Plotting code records
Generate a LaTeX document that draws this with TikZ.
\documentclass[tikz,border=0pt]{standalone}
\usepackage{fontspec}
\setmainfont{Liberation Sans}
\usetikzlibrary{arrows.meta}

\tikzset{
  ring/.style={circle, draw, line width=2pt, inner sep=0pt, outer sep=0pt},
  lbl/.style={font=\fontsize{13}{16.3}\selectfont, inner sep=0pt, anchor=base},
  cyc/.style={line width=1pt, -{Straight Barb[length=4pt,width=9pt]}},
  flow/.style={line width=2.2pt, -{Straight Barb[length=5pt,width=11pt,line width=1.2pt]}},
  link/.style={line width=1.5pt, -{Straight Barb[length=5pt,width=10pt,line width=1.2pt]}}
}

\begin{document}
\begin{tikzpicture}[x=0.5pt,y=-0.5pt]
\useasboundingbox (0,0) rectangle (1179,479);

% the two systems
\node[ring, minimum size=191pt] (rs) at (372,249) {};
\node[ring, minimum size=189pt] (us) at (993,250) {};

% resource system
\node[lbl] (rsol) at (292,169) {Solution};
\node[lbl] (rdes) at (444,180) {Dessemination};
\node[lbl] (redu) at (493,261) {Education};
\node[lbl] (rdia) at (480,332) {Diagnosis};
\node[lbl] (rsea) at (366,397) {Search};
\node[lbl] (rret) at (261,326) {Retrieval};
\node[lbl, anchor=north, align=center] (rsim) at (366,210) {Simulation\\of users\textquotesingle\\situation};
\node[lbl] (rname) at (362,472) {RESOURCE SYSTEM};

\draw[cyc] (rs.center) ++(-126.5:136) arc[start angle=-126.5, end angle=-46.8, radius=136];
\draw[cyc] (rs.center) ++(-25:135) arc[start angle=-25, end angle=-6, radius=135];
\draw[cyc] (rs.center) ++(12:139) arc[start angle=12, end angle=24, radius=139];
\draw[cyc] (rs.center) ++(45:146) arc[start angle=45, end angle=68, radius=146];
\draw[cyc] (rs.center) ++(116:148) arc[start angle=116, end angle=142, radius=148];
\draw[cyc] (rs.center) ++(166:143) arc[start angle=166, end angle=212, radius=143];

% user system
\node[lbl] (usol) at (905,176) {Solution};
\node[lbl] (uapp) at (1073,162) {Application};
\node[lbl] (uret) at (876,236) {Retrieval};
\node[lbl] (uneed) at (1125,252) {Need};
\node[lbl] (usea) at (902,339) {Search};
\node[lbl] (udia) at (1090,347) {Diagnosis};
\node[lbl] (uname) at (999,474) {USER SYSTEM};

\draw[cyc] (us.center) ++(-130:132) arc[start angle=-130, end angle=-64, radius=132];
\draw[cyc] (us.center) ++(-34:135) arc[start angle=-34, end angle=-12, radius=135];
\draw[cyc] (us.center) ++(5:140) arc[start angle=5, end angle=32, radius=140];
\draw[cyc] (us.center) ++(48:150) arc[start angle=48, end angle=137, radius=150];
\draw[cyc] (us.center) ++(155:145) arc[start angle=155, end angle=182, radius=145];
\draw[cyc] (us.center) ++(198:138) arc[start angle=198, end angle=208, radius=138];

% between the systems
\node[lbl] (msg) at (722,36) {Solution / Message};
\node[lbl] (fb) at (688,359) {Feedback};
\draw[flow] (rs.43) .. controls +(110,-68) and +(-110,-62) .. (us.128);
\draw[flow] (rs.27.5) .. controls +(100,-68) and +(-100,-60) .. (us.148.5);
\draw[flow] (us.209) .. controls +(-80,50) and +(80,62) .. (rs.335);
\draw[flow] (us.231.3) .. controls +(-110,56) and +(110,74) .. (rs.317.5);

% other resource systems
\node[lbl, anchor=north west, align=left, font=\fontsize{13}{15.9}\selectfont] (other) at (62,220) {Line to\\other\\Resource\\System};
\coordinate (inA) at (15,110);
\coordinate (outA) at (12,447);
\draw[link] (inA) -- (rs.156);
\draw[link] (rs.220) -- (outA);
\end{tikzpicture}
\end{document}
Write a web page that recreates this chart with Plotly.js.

TO DO: Write the whole listing out again. Keep every line exactly as it is.

COMPLETED EXERCISE:
Generate a LaTeX document that draws this with TikZ.
\documentclass[tikz,border=0pt]{standalone}
\usepackage{fontspec}
\setmainfont{Liberation Sans}
\usetikzlibrary{arrows.meta}

\tikzset{
  ring/.style={circle, draw, line width=2pt, inner sep=0pt, outer sep=0pt},
  lbl/.style={font=\fontsize{13}{16.3}\selectfont, inner sep=0pt, anchor=base},
  cyc/.style={line width=1pt, -{Straight Barb[length=4pt,width=9pt]}},
  flow/.style={line width=2.2pt, -{Straight Barb[length=5pt,width=11pt,line width=1.2pt]}},
  link/.style={line width=1.5pt, -{Straight Barb[length=5pt,width=10pt,line width=1.2pt]}}
}

\begin{document}
\begin{tikzpicture}[x=0.5pt,y=-0.5pt]
\useasboundingbox (0,0) rectangle (1179,479);

% the two systems
\node[ring, minimum size=191pt] (rs) at (372,249) {};
\node[ring, minimum size=189pt] (us) at (993,250) {};

% resource system
\node[lbl] (rsol) at (292,169) {Solution};
\node[lbl] (rdes) at (444,180) {Dessemination};
\node[lbl] (redu) at (493,261) {Education};
\node[lbl] (rdia) at (480,332) {Diagnosis};
\node[lbl] (rsea) at (366,397) {Search};
\node[lbl] (rret) at (261,326) {Retrieval};
\node[lbl, anchor=north, align=center] (rsim) at (366,210) {Simulation\\of users\textquotesingle\\situation};
\node[lbl] (rname) at (362,472) {RESOURCE SYSTEM};

\draw[cyc] (rs.center) ++(-126.5:136) arc[start angle=-126.5, end angle=-46.8, radius=136];
\draw[cyc] (rs.center) ++(-25:135) arc[start angle=-25, end angle=-6, radius=135];
\draw[cyc] (rs.center) ++(12:139) arc[start angle=12, end angle=24, radius=139];
\draw[cyc] (rs.center) ++(45:146) arc[start angle=45, end angle=68, radius=146];
\draw[cyc] (rs.center) ++(116:148) arc[start angle=116, end angle=142, radius=148];
\draw[cyc] (rs.center) ++(166:143) arc[start angle=166, end angle=212, radius=143];

% user system
\node[lbl] (usol) at (905,176) {Solution};
\node[lbl] (uapp) at (1073,162) {Application};
\node[lbl] (uret) at (876,236) {Retrieval};
\node[lbl] (uneed) at (1125,252) {Need};
\node[lbl] (usea) at (902,339) {Search};
\node[lbl] (udia) at (1090,347) {Diagnosis};
\node[lbl] (uname) at (999,474) {USER SYSTEM};

\draw[cyc] (us.center) ++(-130:132) arc[start angle=-130, end angle=-64, radius=132];
\draw[cyc] (us.center) ++(-34:135) arc[start angle=-34, end angle=-12, radius=135];
\draw[cyc] (us.center) ++(5:140) arc[start angle=5, end angle=32, radius=140];
\draw[cyc] (us.center) ++(48:150) arc[start angle=48, end angle=137, radius=150];
\draw[cyc] (us.center) ++(155:145) arc[start angle=155, end angle=182, radius=145];
\draw[cyc] (us.center) ++(198:138) arc[start angle=198, end angle=208, radius=138];

% between the systems
\node[lbl] (msg) at (722,36) {Solution / Message};
\node[lbl] (fb) at (688,359) {Feedback};
\draw[flow] (rs.43) .. controls +(110,-68) and +(-110,-62) .. (us.128);
\draw[flow] (rs.27.5) .. controls +(100,-68) and +(-100,-60) .. (us.148.5);
\draw[flow] (us.209) .. controls +(-80,50) and +(80,62) .. (rs.335);
\draw[flow] (us.231.3) .. controls +(-110,56) and +(110,74) .. (rs.317.5);

% other resource systems
\node[lbl, anchor=north west, align=left, font=\fontsize{13}{15.9}\selectfont] (other) at (62,220) {Line to\\other\\Resource\\System};
\coordinate (inA) at (15,110);
\coordinate (outA) at (12,447);
\draw[link] (inA) -- (rs.156);
\draw[link] (rs.220) -- (outA);
\end{tikzpicture}
\end{document}
Write a web page that recreates this chart with Plotly.js.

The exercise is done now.